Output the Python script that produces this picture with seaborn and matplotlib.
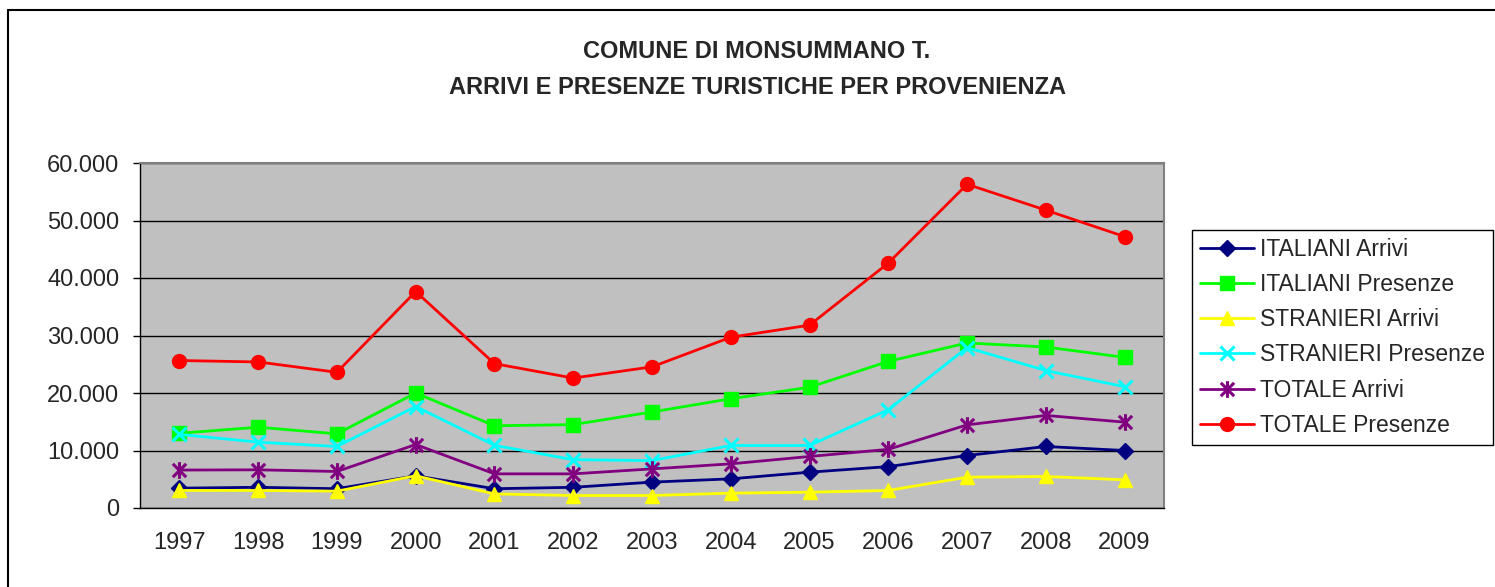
import numpy as np
import pandas as pd
import matplotlib
matplotlib.use("Agg")
import matplotlib.pyplot as plt
import seaborn as sns
from matplotlib.path import Path
from matplotlib.lines import Line2D
from matplotlib.ticker import FuncFormatter, FixedLocator

years = ["1997", "1998", "1999", "2000", "2001", "2002", "2003",
         "2004", "2005", "2006", "2007", "2008", "2009"]

italiani_arrivi = [3450, 3600, 3350, 5600, 3350, 3600, 4500, 5070, 6230, 7200, 9130, 10700, 10000]
italiani_presenze = [13000, 14050, 12900, 20000, 14300, 14500, 16700, 19000, 21000, 25500, 28700, 28000, 26200]
stranieri_arrivi = [3050, 3050, 2930, 5600, 2450, 2170, 2170, 2580, 2750, 3050, 5360, 5480, 4900]
stranieri_presenze = [12800, 11450, 10700, 17650, 10900, 8400, 8250, 10870, 10870, 17100, 27900, 23900, 21100]
totale_arrivi = [6600, 6640, 6350, 11040, 5940, 5940, 6800, 7680, 8960, 10200, 14460, 16100, 14930]
totale_presenze = [25650, 25400, 23600, 37650, 25100, 22600, 24550, 29700, 31800, 42600, 56300, 51800, 47200]

series_names = ["ITALIANI Arrivi", "ITALIANI Presenze", "STRANIERI Arrivi",
                "STRANIERI Presenze", "TOTALE Arrivi", "TOTALE Presenze"]
series_values = [italiani_arrivi, italiani_presenze, stranieri_arrivi,
                 stranieri_presenze, totale_arrivi, totale_presenze]
colors = ["#000080", "#00FF00", "#FFFF00", "#00FFFF", "#800080", "#FF0000"]

# excel-like star marker: X plus a vertical bar
star = Path([(0, -1), (0, 1), (-0.8, -0.8), (0.8, 0.8), (-0.8, 0.8), (0.8, -0.8)],
            [Path.MOVETO, Path.LINETO, Path.MOVETO, Path.LINETO, Path.MOVETO, Path.LINETO])
markers = ["D", "s", "^", "x", star, "o"]
msizes = [8, 10, 10, 10, 12, 10]

sns.set_style("white")
plt.rcParams["font.family"] = ["Liberation Sans", "DejaVu Sans"]

fig = plt.figure(figsize=(14.95, 5.87), dpi=100)
ax = fig.add_axes([140 / 1495, 79 / 587, 1024 / 1495, 345 / 587])
ax.set_facecolor("#C0C0C0")

x = np.arange(len(years))
for name, vals, col, mk, ms in zip(series_names, series_values, colors, markers, msizes):
    filled = mk not in ("x",) and not isinstance(mk, Path)
    sns.lineplot(x=x, y=vals, ax=ax, color=col, linewidth=2.0, label=name,
                 marker=mk, markersize=ms,
                 markerfacecolor=col if filled else "none",
                 markeredgecolor=col, markeredgewidth=1.0 if filled else 2.2)

ax.set_xlim(-0.5, len(years) - 0.5)
ax.set_ylim(0, 60000)
ax.set_yticks(np.arange(0, 60001, 10000))
ax.yaxis.set_major_formatter(FuncFormatter(lambda v, p: f"{int(v):,}".replace(",", ".")))
ax.yaxis.grid(True, color="black", linewidth=1.0)
ax.set_axisbelow(True)
ax.set_xticks(x)
ax.set_xticklabels(years)
ax.xaxis.set_minor_locator(FixedLocator(np.arange(-0.5, len(years), 1.0)))
ax.tick_params(axis="x", which="major", length=0, pad=17, labelsize=17)
ax.tick_params(axis="x", which="minor", length=5, width=1, color="black", direction="out")
ax.tick_params(axis="y", length=5, width=1, color="black", direction="out", pad=10, labelsize=17)
ax.tick_params(axis="both", bottom=True, left=True)
for s in ["top", "right"]:
    ax.spines[s].set_color("#808080")
    ax.spines[s].set_linewidth(1.5)
for s in ["left", "bottom"]:
    ax.spines[s].set_color("black")
    ax.spines[s].set_linewidth(1.0)
ax.set_xlabel("")
ax.set_ylabel("")

leg = ax.legend(loc="upper left", bbox_to_anchor=(1192 / 1495, 1 - 230 / 587),
                bbox_transform=fig.transFigure, fancybox=False, framealpha=1,
                edgecolor="black", fontsize=16.5, handlelength=2.35, handletextpad=0.25,
                labelspacing=0.53, borderpad=0.35, borderaxespad=0)
leg.get_frame().set_linewidth(1.0)

fig.text(757 / 1495, 1 - 51 / 587, "COMUNE DI MONSUMMANO T.", ha="center", va="center",
         fontsize=17, fontweight="bold")
fig.text(757 / 1495, 1 - 88 / 587, "ARRIVI E PRESENZE TURISTICHE PER PROVENIENZA", ha="center",
         va="center", fontsize=17, fontweight="bold")

# chart area border: only the top and left edges are inside the picture
fig.add_artist(Line2D([8 / 1495, 8 / 1495], [0, 1 - 10 / 587], transform=fig.transFigure,
                      color="black", linewidth=1.5))
fig.add_artist(Line2D([8 / 1495, 1], [1 - 10 / 587, 1 - 10 / 587], transform=fig.transFigure,
                      color="black", linewidth=1.5))

fig.savefig("out.png", dpi=100)
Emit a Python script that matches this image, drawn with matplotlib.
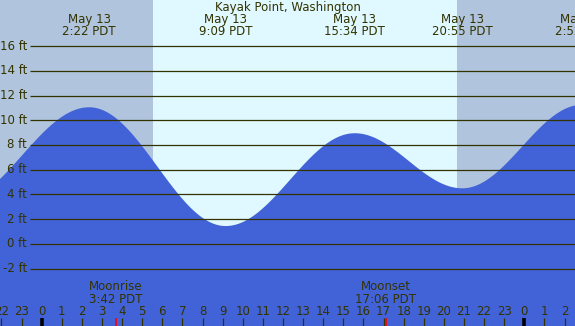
import numpy as np
import matplotlib
matplotlib.use("Agg")
import matplotlib.pyplot as plt
import matplotlib.transforms as mtransforms

# ---- data ----
title = "Kayak Point, Washington"
# tide extremes: hours from midnight May 13 (PDT), heights in ft
tide_hours = [-4.3, 2.367, 9.15, 15.567, 20.917, 26.87]
tide_heights = [3.3, 11.05, 1.45, 8.95, 4.5, 11.25]
tide_labels = ["", "May 13\n2:22 PDT", "May 13\n9:09 PDT", "May 13\n15:34 PDT",
               "May 13\n20:55 PDT", "May 14\n2:52 PDT"]
sunrise = 5.53
sunset = 20.65
moon_hours = [3.7, 17.1]
moon_labels = ["Moonrise\n3:42 PDT", "Moonset\n17:06 PDT"]
y_ticks = [-2, 0, 2, 4, 6, 8, 10, 12, 14, 16]
hour_ticks = list(range(-2, 27))

# ---- style ----
X0, X1 = -2.07, 26.52
Y0, Y1 = -6.63, 19.72
NIGHT = "#B0C4DE"
DAY = "#E0F8FF"
SEA = "#4262D8"
INK = "#333300"
FS = 8.5

fig = plt.figure(figsize=(5.75, 3.26), dpi=100)
ax = fig.add_axes([0, 0, 1, 1])
ax.set_xlim(X0, X1)
ax.set_ylim(Y0, Y1)
ax.axis("off")

# sky
ax.axvspan(X0, sunrise, color=NIGHT, lw=0, zorder=0)
ax.axvspan(sunrise, sunset, color=DAY, lw=0, zorder=0)
ax.axvspan(sunset, X1, color=NIGHT, lw=0, zorder=0)

# tide curve: cosine shape between successive extremes
t = np.linspace(X0, X1, 1200)
h = np.zeros_like(t)
for i in range(len(tide_hours) - 1):
    ta, tb = tide_hours[i], tide_hours[i + 1]
    ha, hb = tide_heights[i], tide_heights[i + 1]
    m = (t >= ta) & (t <= tb)
    f = (t[m] - ta) / (tb - ta)
    h[m] = ha + (hb - ha) * (1 - np.cos(np.pi * f)) / 2
ax.fill_between(t, Y0, h, color=SEA, lw=0, zorder=1)

# grid lines and labels
grid_x0 = -0.58
for yv in y_ticks:
    ax.plot([grid_x0, X1], [yv, yv], color=INK, lw=0.9, zorder=2, solid_capstyle="butt")
    ax.text(-0.73, yv, f"{yv} ft", ha="right", va="center", fontsize=FS, color=INK, zorder=3)

# title
ax.text(0.5, 1 - 7.5 / 326, title, transform=ax.transAxes, ha="center", va="center",
        fontsize=FS, color=INK)

# tide time labels
top_tr = mtransforms.blended_transform_factory(ax.transData, ax.transAxes)
for th, lab in zip(tide_hours, tide_labels):
    if lab:
        ax.text(th, 1 - 25.5 / 326, lab, transform=top_tr, ha="center", va="center",
                fontsize=FS, color=INK, linespacing=0.95, zorder=3)

# moon labels
for mh, lab in zip(moon_hours, moon_labels):
    ax.text(mh, 1 - 293 / 326, lab, transform=top_tr, ha="center", va="center",
            fontsize=FS, color=INK, linespacing=0.95, zorder=3)

# hour ticks and labels
tick_len = 8 / 326
for hr in hour_ticks:
    lab = str(hr % 24)
    ax.text(hr, 1 - 311.7 / 326, lab, transform=top_tr, ha="center", va="center",
            fontsize=FS, color=INK, zorder=3)
    if hr % 24 == 0:
        ax.plot([hr, hr], [0, tick_len], transform=top_tr, color="black", lw=2.6,
                solid_capstyle="butt", zorder=3)
    else:
        ax.plot([hr, hr], [0, tick_len], transform=top_tr, color=INK, lw=0.9,
                solid_capstyle="butt", zorder=3)
for mh in moon_hours:
    ax.plot([mh, mh], [0, tick_len], transform=top_tr, color="red", lw=1.2,
            solid_capstyle="butt", zorder=4)

fig.savefig("out.png", dpi=100)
━━━━━━━━━━
* [WHAT TO PRODUCE]:
Retype exactly the lines from the one with "Emit a Python" through the one with "ax.axvspan(sunset, X1, color=NIGHT, lw=0, zorder=0)", both included, and nothing else; leave out the pictures.

* [SOLUTION]:
Emit a Python script that matches this image, drawn with matplotlib.
import numpy as np
import matplotlib
matplotlib.use("Agg")
import matplotlib.pyplot as plt
import matplotlib.transforms as mtransforms

# ---- data ----
title = "Kayak Point, Washington"
# tide extremes: hours from midnight May 13 (PDT), heights in ft
tide_hours = [-4.3, 2.367, 9.15, 15.567, 20.917, 26.87]
tide_heights = [3.3, 11.05, 1.45, 8.95, 4.5, 11.25]
tide_labels = ["", "May 13\n2:22 PDT", "May 13\n9:09 PDT", "May 13\n15:34 PDT",
               "May 13\n20:55 PDT", "May 14\n2:52 PDT"]
sunrise = 5.53
sunset = 20.65
moon_hours = [3.7, 17.1]
moon_labels = ["Moonrise\n3:42 PDT", "Moonset\n17:06 PDT"]
y_ticks = [-2, 0, 2, 4, 6, 8, 10, 12, 14, 16]
hour_ticks = list(range(-2, 27))

# ---- style ----
X0, X1 = -2.07, 26.52
Y0, Y1 = -6.63, 19.72
NIGHT = "#B0C4DE"
DAY = "#E0F8FF"
SEA = "#4262D8"
INK = "#333300"
FS = 8.5

fig = plt.figure(figsize=(5.75, 3.26), dpi=100)
ax = fig.add_axes([0, 0, 1, 1])
ax.set_xlim(X0, X1)
ax.set_ylim(Y0, Y1)
ax.axis("off")

# sky
ax.axvspan(X0, sunrise, color=NIGHT, lw=0, zorder=0)
ax.axvspan(sunrise, sunset, color=DAY, lw=0, zorder=0)
ax.axvspan(sunset, X1, color=NIGHT, lw=0, zorder=0)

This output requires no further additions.